▶ [Records to use]
▼▼▼

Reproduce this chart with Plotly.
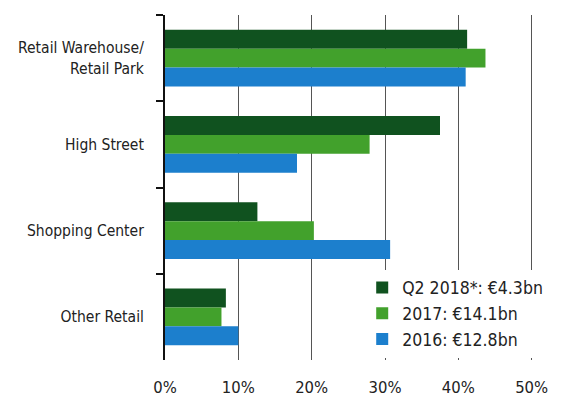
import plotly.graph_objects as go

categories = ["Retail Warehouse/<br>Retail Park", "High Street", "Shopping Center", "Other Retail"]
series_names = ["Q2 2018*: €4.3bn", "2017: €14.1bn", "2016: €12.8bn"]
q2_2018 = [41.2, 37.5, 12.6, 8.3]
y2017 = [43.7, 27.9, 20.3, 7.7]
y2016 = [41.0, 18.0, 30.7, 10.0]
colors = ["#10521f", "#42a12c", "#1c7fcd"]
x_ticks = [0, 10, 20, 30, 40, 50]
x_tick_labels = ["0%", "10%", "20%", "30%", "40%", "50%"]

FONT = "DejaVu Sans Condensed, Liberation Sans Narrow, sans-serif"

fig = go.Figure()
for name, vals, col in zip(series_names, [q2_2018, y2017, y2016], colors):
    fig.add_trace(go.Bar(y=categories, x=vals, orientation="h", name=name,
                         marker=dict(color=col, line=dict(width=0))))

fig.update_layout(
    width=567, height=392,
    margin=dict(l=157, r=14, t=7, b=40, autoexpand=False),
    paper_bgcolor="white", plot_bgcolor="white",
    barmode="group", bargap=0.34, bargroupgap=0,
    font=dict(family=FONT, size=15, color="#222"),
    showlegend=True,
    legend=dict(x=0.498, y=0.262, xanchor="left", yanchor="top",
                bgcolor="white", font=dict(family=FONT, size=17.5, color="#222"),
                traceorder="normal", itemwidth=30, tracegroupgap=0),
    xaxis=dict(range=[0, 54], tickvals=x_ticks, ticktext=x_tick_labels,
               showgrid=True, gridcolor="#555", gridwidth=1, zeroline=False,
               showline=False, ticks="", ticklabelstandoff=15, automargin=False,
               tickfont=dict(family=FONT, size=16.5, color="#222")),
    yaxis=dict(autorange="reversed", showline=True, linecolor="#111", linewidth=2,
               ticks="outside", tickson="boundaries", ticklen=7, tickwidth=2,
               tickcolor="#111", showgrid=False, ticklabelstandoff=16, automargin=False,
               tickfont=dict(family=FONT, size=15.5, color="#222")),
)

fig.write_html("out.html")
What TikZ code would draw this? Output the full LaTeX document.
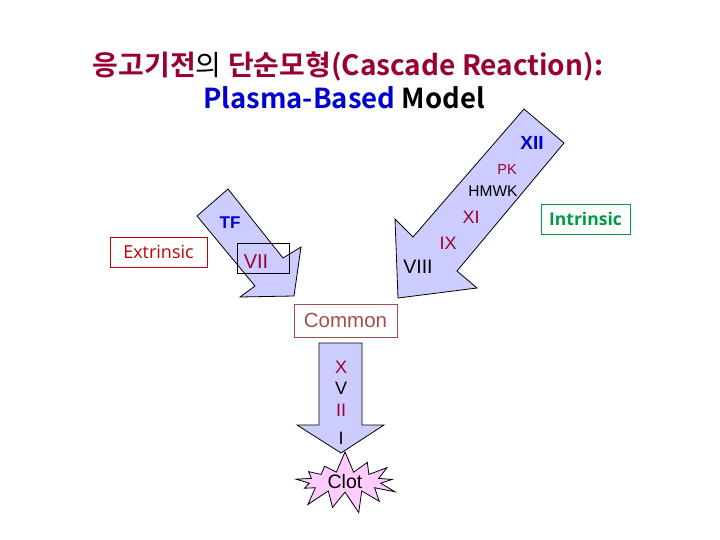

▲▲▲

Give again, exactly, the lines from the start of the data through the one holding "marker=dict(color=col, line=dict(width=0))))"; omit the pictures.

▶ [Task answer]
Reproduce this chart with Plotly.
import plotly.graph_objects as go

categories = ["Retail Warehouse/<br>Retail Park", "High Street", "Shopping Center", "Other Retail"]
series_names = ["Q2 2018*: €4.3bn", "2017: €14.1bn", "2016: €12.8bn"]
q2_2018 = [41.2, 37.5, 12.6, 8.3]
y2017 = [43.7, 27.9, 20.3, 7.7]
y2016 = [41.0, 18.0, 30.7, 10.0]
colors = ["#10521f", "#42a12c", "#1c7fcd"]
x_ticks = [0, 10, 20, 30, 40, 50]
x_tick_labels = ["0%", "10%", "20%", "30%", "40%", "50%"]

FONT = "DejaVu Sans Condensed, Liberation Sans Narrow, sans-serif"

fig = go.Figure()
for name, vals, col in zip(series_names, [q2_2018, y2017, y2016], colors):
    fig.add_trace(go.Bar(y=categories, x=vals, orientation="h", name=name,
                         marker=dict(color=col, line=dict(width=0))))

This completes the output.